### EXERCISE INSTRUCTIONS
Please give back word for word the lines below, from the first one through the one with "import plotly.graph_objects as go".

### SUPPLIED DATA
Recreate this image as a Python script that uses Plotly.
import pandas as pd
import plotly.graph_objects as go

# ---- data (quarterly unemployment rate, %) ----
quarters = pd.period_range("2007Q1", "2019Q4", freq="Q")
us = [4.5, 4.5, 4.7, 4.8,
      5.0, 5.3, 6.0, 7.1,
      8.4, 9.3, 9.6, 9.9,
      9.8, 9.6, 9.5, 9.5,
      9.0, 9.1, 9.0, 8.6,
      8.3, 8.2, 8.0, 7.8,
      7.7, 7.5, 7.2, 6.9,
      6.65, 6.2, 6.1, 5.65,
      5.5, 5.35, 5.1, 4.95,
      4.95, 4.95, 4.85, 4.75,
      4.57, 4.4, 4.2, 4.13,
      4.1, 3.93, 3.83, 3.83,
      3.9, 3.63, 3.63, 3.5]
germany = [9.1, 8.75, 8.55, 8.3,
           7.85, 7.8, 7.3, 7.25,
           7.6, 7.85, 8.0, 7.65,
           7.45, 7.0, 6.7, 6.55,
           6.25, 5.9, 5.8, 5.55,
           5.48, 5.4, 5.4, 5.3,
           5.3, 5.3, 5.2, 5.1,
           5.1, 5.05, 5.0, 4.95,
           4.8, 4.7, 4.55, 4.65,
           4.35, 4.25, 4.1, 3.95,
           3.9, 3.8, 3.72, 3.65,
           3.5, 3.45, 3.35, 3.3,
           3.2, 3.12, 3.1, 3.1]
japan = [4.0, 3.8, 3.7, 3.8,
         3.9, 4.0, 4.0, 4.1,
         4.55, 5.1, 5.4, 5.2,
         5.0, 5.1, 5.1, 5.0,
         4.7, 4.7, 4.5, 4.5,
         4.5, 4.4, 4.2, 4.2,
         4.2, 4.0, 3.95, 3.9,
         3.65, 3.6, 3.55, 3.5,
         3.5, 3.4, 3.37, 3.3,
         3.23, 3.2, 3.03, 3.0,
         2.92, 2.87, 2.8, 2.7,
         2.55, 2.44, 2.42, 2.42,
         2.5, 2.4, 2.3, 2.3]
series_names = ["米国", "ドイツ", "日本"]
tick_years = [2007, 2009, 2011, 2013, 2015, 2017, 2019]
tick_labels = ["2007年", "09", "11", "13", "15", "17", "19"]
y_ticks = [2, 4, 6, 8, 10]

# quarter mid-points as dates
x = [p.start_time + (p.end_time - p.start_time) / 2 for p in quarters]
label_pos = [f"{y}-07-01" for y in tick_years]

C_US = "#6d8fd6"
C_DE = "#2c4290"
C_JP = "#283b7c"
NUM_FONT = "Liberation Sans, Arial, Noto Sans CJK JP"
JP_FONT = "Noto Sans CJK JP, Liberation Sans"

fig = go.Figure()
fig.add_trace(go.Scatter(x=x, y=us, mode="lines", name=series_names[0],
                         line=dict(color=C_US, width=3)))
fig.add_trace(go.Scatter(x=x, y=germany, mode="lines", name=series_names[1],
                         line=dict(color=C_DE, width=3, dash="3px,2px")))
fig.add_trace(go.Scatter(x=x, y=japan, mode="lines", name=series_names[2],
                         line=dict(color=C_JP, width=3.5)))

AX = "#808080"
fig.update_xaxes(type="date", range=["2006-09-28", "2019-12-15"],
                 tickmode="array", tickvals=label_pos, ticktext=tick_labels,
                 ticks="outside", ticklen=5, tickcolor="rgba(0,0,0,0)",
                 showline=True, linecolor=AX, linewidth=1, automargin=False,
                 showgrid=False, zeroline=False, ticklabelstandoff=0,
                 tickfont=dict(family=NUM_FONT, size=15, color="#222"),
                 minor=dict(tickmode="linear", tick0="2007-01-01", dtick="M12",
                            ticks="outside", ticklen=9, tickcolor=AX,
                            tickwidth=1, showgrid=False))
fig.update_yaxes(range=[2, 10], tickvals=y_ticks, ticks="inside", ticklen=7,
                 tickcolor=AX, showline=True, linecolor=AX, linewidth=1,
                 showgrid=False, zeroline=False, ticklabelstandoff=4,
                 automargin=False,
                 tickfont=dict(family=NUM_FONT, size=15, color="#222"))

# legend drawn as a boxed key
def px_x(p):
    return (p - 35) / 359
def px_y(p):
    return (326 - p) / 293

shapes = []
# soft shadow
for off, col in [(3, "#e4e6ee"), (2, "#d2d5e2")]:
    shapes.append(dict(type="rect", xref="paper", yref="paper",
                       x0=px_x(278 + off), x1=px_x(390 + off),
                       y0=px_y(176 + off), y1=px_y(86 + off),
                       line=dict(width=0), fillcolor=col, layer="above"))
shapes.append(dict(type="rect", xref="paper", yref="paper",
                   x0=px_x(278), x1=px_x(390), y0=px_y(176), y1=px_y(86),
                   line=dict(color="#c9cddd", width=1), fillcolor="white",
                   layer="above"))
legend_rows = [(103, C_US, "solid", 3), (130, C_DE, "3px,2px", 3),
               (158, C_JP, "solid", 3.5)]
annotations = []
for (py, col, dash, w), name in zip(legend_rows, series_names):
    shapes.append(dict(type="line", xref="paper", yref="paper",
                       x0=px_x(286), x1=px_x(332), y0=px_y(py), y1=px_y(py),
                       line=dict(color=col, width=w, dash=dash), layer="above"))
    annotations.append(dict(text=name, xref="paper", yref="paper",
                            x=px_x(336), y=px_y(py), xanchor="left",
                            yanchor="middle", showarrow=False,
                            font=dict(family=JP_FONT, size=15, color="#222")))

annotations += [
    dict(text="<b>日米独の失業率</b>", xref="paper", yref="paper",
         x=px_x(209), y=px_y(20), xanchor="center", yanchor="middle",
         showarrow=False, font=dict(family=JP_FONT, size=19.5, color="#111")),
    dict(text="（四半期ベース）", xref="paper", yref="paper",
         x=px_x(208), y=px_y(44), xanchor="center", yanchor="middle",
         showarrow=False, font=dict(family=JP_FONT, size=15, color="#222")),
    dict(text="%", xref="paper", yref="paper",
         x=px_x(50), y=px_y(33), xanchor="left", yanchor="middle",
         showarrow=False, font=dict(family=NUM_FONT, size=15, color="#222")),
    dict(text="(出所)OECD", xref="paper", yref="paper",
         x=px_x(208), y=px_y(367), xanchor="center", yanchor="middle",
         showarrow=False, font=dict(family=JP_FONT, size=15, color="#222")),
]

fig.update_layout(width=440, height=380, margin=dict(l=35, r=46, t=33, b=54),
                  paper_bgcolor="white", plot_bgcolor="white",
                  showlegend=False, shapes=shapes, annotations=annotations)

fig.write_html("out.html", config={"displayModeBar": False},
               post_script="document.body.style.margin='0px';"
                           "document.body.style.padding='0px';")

### TASK RESPONSE
Recreate this image as a Python script that uses Plotly.
import pandas as pd
import plotly.graph_objects as go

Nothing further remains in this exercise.